Saturday, July 17, 2010

Who is David Foster Wallace?


According to the Los Angeles Times book editor, DFW is "one of the most influential and innovative writers of the last 20 years."

So why I do care about that? Until this evening, I had never heard of such a man. Either I am totally clueless to influence and innovation, which is the most plausible answer, or the LAT book editor was using some hyperbole. Let me ask this. Have you ever heard of him?

I'm kinda curious to read his writing. His wikipedia page speaks pretty highly of him.

Again, so why do I care all of a sudden about David Foster Wallace? Well, according to I Write Like, my writing mimics Mr. DFW.

I read about this writing analyzing machine on the HuffPo and decided to try it out. I used some of my old writing from my original blog when I thought I might aspire to become a serious up-and-coming writer and took myself seriously, maybe too seriously, yes, too seriously. Then I put in multiple articles from my column in the Pacific Citizen, and to my dismay, most, if not all, of my writings popped up with I Write Like David Foster Wallace. When I put lighter, simpler stuff, a la this blog, I got a couple more DFW, a few Stephen Kings, and even a Dan Brown... (embarrassing, I know). But when I read that Obama's inauguration speech got him a DFW write-alike, no more was I so disappointed that I write like some obscure "genius"... (I was really hoping to get assigned with a Leo Tolstoy, my literary hero.)
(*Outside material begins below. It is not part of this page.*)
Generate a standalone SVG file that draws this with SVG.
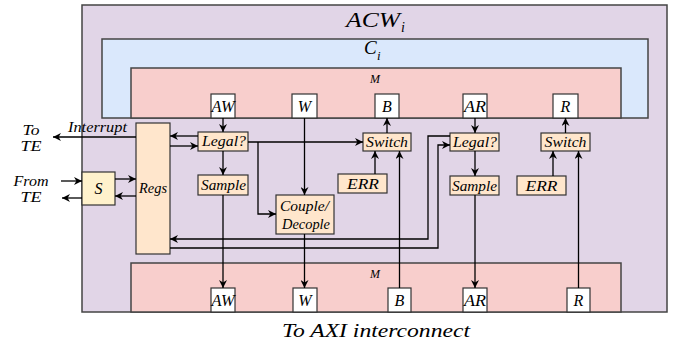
<svg xmlns="http://www.w3.org/2000/svg" width="688" height="348" viewBox="0 0 688 348">
<defs>
<style>
.t{font-family:"Liberation Serif","Times New Roman",serif;font-style:italic;fill:#000}
.c{text-anchor:middle}
.big{stroke:#444;stroke-width:1.5}
.blk{fill:#ffe6cc;stroke:#333;stroke-width:1.2}
.port{fill:#fff;stroke:#333;stroke-width:1.2}
.ln{fill:none;stroke:#000;stroke-width:1.3;marker-end:url(#ah)}
</style>
<marker id="ah" viewBox="0 0 10 10" refX="10" refY="5" markerWidth="8" markerHeight="8" orient="auto" markerUnits="userSpaceOnUse">
<path d="M0,0 L10,5 L0,10 L3,5 z" fill="#000"/>
</marker>
</defs>

<g id="acw">
<rect x="82" y="5" width="585" height="307" fill="#e1d5e7" class="big"/>
<text class="t" x="346" y="27" font-size="21" textLength="54" lengthAdjust="spacingAndGlyphs">ACW</text>
<text class="t" x="401" y="32" font-size="14">i</text>
</g>
<g id="ci">
<rect x="102" y="39" width="546" height="79" fill="#dae8fc" class="big"/>
<text class="t" x="364" y="54" font-size="19">C</text>
<text class="t" x="377" y="60" font-size="13">i</text>
</g>
<g id="m-top">
<rect x="131" y="68" width="490" height="50" fill="#f8cecc" class="big"/>
<text class="t c" x="375" y="83" font-size="12">M</text>
</g>
<g id="m-bot">
<rect x="131" y="263" width="490" height="49" fill="#f8cecc" class="big"/>
<text class="t c" x="375" y="278" font-size="12">M</text>
</g>

<g id="aw-top"><rect x="211" y="94" width="24" height="24" class="port"/><text class="t c" x="223" y="111.5" font-size="16" textLength="23" lengthAdjust="spacingAndGlyphs">AW</text></g>
<g id="w-top"><rect x="292" y="94" width="25" height="24" class="port"/><text class="t c" x="304.5" y="111.5" font-size="16">W</text></g>
<g id="b-top"><rect x="375" y="94" width="24" height="24" class="port"/><text class="t c" x="387" y="111.5" font-size="16">B</text></g>
<g id="ar-top"><rect x="463" y="94" width="24" height="24" class="port"/><text class="t c" x="475" y="111.5" font-size="16" textLength="22" lengthAdjust="spacingAndGlyphs">AR</text></g>
<g id="r-top"><rect x="553" y="94" width="25" height="24" class="port"/><text class="t c" x="565.5" y="111.5" font-size="16">R</text></g>

<g id="aw-bot"><rect x="211" y="288" width="24" height="24" class="port"/><text class="t c" x="223" y="305.5" font-size="16" textLength="23" lengthAdjust="spacingAndGlyphs">AW</text></g>
<g id="w-bot"><rect x="293" y="288" width="24" height="24" class="port"/><text class="t c" x="305" y="305.5" font-size="16">W</text></g>
<g id="b-bot"><rect x="388" y="288" width="23" height="24" class="port"/><text class="t c" x="399.5" y="305.5" font-size="16">B</text></g>
<g id="ar-bot"><rect x="463" y="288" width="24" height="24" class="port"/><text class="t c" x="475" y="305.5" font-size="16" textLength="22" lengthAdjust="spacingAndGlyphs">AR</text></g>
<g id="r-bot"><rect x="567" y="288" width="23" height="24" class="port"/><text class="t c" x="578.5" y="305.5" font-size="16">R</text></g>

<g id="regs"><rect x="136" y="123" width="34" height="131" class="blk"/><text class="t c" x="153" y="193" font-size="15" textLength="28" lengthAdjust="spacingAndGlyphs">Regs</text></g>
<g id="s"><rect x="82" y="172" width="33" height="33" fill="#fff2cc" stroke="#333" stroke-width="1.2"/><text class="t c" x="98.5" y="193.5" font-size="16">S</text></g>

<g id="legal1"><rect x="198" y="132" width="50" height="19" class="blk"/><text class="t c" x="224" y="146" font-size="15" textLength="44" lengthAdjust="spacingAndGlyphs">Legal?</text></g>
<g id="sample1"><rect x="198" y="175" width="50" height="20" class="blk"/><text class="t c" x="223.5" y="189.5" font-size="15" textLength="45" lengthAdjust="spacingAndGlyphs">Sample</text></g>
<g id="couple"><rect x="276" y="195" width="58" height="39" class="blk"/><text class="t c" x="304.5" y="210.5" font-size="15" textLength="49" lengthAdjust="spacingAndGlyphs">Couple/</text><text class="t c" x="306" y="229" font-size="15" textLength="48" lengthAdjust="spacingAndGlyphs">Decople</text></g>
<g id="switch1"><rect x="363" y="133" width="48" height="18" class="blk"/><text class="t c" x="387" y="146.5" font-size="15" textLength="42" lengthAdjust="spacingAndGlyphs">Switch</text></g>
<g id="err1"><rect x="338" y="174" width="49" height="19" class="blk"/><text class="t c" x="363" y="188.5" font-size="15" textLength="32" lengthAdjust="spacingAndGlyphs">ERR</text></g>
<g id="legal2"><rect x="450" y="133" width="49" height="18" class="blk"/><text class="t c" x="475" y="146.5" font-size="15" textLength="44" lengthAdjust="spacingAndGlyphs">Legal?</text></g>
<g id="sample2"><rect x="450" y="176" width="49" height="19" class="blk"/><text class="t c" x="474.5" y="190.5" font-size="15" textLength="45" lengthAdjust="spacingAndGlyphs">Sample</text></g>
<g id="switch2"><rect x="541" y="133" width="49" height="18" class="blk"/><text class="t c" x="565.5" y="146.5" font-size="15" textLength="42" lengthAdjust="spacingAndGlyphs">Switch</text></g>
<g id="err2"><rect x="517" y="176" width="49" height="19" class="blk"/><text class="t c" x="541.5" y="190.5" font-size="15" textLength="32" lengthAdjust="spacingAndGlyphs">ERR</text></g>

<g id="labels">
<text class="t" x="68" y="132" font-size="14" textLength="59" lengthAdjust="spacingAndGlyphs">Interrupt</text>
<text class="t c" x="31" y="135" font-size="14" textLength="17" lengthAdjust="spacingAndGlyphs">To</text>
<text class="t c" x="31" y="151" font-size="14" textLength="21" lengthAdjust="spacingAndGlyphs">TE</text>
<text class="t c" x="31" y="186" font-size="14" textLength="35" lengthAdjust="spacingAndGlyphs">From</text>
<text class="t c" x="31" y="202" font-size="14" textLength="21" lengthAdjust="spacingAndGlyphs">TE</text>
<text class="t" x="282" y="337" font-size="19" textLength="188" lengthAdjust="spacingAndGlyphs">To AXI interconnect</text>
</g>

<g id="connectors">
<path class="ln" d="M223,118 V132"/>
<path class="ln" d="M198,136 H170"/>
<path class="ln" d="M170,146 H198"/>
<path class="ln" d="M223,151 V175"/>
<path class="ln" d="M223,195 V288"/>
<path class="ln" d="M248,142 H363"/>
<path class="ln" d="M258,142 V214 H276"/>
<path class="ln" d="M304.5,118 V195"/>
<path class="ln" d="M304.5,234 V288"/>
<path class="ln" d="M387,133 V118"/>
<path class="ln" d="M375,174 V151"/>
<path class="ln" d="M399.5,288 V151"/>
<path class="ln" d="M565.5,133 V118"/>
<path class="ln" d="M553,176 V151"/>
<path class="ln" d="M578.5,288 V151"/>
<path class="ln" d="M475,118 V133"/>
<path class="ln" d="M475,151 V176"/>
<path class="ln" d="M475,195 V288"/>
<path class="ln" d="M450,136 H428 V239 H170"/>
<path class="ln" d="M170,248 H438 V145 H450"/>
<path class="ln" d="M136,137 H53"/>
<path class="ln" d="M61,181 H82"/>
<path class="ln" d="M82,198 H62"/>
<path class="ln" d="M115,179 H136"/>
<path class="ln" d="M136,196 H115"/>
</g>
</svg>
So I guess my dreams of being the next great American writer will have to wait until another day. But in the mean time, go to I Write Like, and check out whose words yours resemble... Let me know, I'm curious.

Or if you'd rather, just enjoy some pictures of my son being whatever he wants to be... Which is usually straight-faced when the camera comes out...


13 comments:

mom/shauna said...

Get us some examples of how you're riding is the same. Love, dad

petey said...

dad.

here's an adaptation from a commencement speech he gave a year or two before he eventually committed suicide.

this is the first time i've read his stuff.

seems pretty interesting...

click here: this is water.

Melissa said...

Em...so I totally had a dream today with you and Peter in it and I called you and got a voicemail for Aunt Margie's phone...with your voice!! Did you change your number? We have some serious catching up to do.

ron said...

Peter, your views are so much more positive. I wonder if he ever learn to think in a disciplined manner? Some thoughts I agree with, but he expressed them so negatively. Love, Dad

paul said...

i put a paragraph in from my blogpost and i too write like david foster wallace...i wonder how many authors their site considers..?:)

paul said...

my second paragraph from a different blogpost gave 'stephen king'...

paul said...

you and i must be fore alike than i thought peter...

Stephen said...

careful. david foster wallace committed suicide not too long ago.

embily said...

paul, i think there are only 50 writers in their database. i got a stephen king and some russian author i've never heard of.

petey said...

stevey. that's why the article I linked is so eerie.
Paul. agreed. I think they need more authors. I did however buy a DFW book yesterday to see how I like his writing...

The Olsens said...

Cory Doctorow. Who the heck?

The Olsens said...

Tried again and got David Foster Wallace. Cute pics. Oh and London started to crawl. Will rubbed off on her.

Les said...

Peter,

This is Les, Christy's husband. She pointed me to your post because she knows I'm a bit of a literary nerd and a nut for DFW. When I first discovered him I was obsessed and read all of his catalogue of Fiction (except his magnum opus Infinite Jest - which is so massive and intimidating that I've been saving it for a time that I feel I could conquer it). I've read a bunch of his essays as well, which are really good too.

The first of his works that I read, and which is still my favorite is Girl With Curious Hair. It is a book of short stories (but you may want to avoid the short story of the same name because it is pretty rancid and seems like not much more than a play on language a la A Clockwork Orange) There are several stories in there that are just so unbelievably good. He was terribly smart (perhaps too smart for his own good) and his stuff for me is hit-and-miss, but when he hits he hits big and beautiful.